Pasó por etapas de gran aridez que expuso minuciosamente en su obra Vida espiritual. Esas experiencias fueron forjando su imparable ascenso espiritual que estuvo marcado por las renuncias, en medio de las cuales ofrendó su amor a Dios sin escatimar esfuerzos. Era el signo de una vida ascética impecable que tenía como soporte, junto a la Eucaristía y a la oración continua, esta aspiración: “entrar en el Sagrado Corazón de Jesús y ahogarse en el océano de sus dolorosísimos sufrimientos”. En ese tiempo la Iglesia se estremecía por el impacto que las tesis luteranas estaban teniendo en Alemania. Paralelamente, la desidia, origen de tantos desmanes, se había apoderado del espíritu de muchos eclesiásticos. Y Camila se afligía viendo tambalearse los cimientos de la unidad. Por eso, en su oración y entrega incluía específicamente la intención de obtener de Cristo la gracia de la conversión y, con ella, la reconciliación dentro de la Iglesia.

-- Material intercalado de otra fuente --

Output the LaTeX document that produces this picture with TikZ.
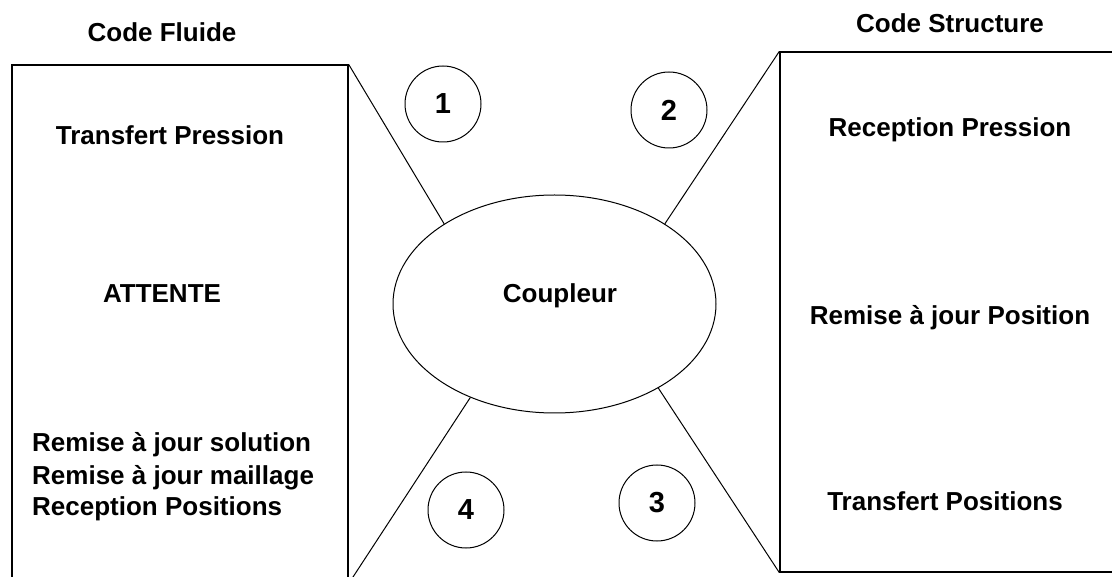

En su corazón revivía su amor por el Redentor, suplicando: “haz que yo te restituya amor por amor, sangre por sangre, vida por vida”. Pronto se le presentó la ocasión de cumplir tan ferviente deseo. En 1501 se desencadenó una aterradora tragedia familiar. Alejandro VI excomulgó al príncipe de Varano y lo privó de sus derechos. Al tiempo, arrasaron Camerino y asesinaron al padre y tres hermanos de Camila. Solo uno de ellos se libró de la muerte. La santa, en medio de su dolor, elevó sus súplicas por ellos al cielo y perdonó al asesino. El lema de su vida era: “‘Hacer el bien y sufrir el mal’, y sufrirlo no solos, sino con Jesús en la cruz”. Al año siguiente vio con preocupación que la masacre de Camerino podía reproducirse en el convento. Y huyendo del asedio de los Borgia, que ponía en peligro la vida de sus hermanas, partió a Fermo. No se diluyó el alto riesgo y como los señores de Fermo podían sufrir represalias por haberle dado cobijo, se dirigió a Atri, Nápoles, teniendo a su lado a Isabel Piccolomini Todeschini, que estaba casada con Mateo de Aguaviva de Aragón.
La muerte del papa Borgia le permitió regresar a Camerino. Después, coincidió que su hermano Juan, el único que había sobrevivido al asalto, fue nombrado jefe de estado de la ciudad por el papa Julio II. Este pontífice en 1505 encomendó a Camila la fundación de un nuevo monasterio en Fermo. Luego ella abrió otro en San Severino Marche ocupándose también de formar a las monjas. De ambos fue reelegida abadesa en diversas ocasiones. Su vida se apagó el 31 de mayo de 1524 a consecuencia de la peste que se desató en Camerino. Tenía 66 años, 43 de los cuales habían discurrido en la intimidad del claustro. Gregorio XVI la beatificó el 7 de abril de 1843. Benedicto XVI la canonizó el 17 de octubre de 2010.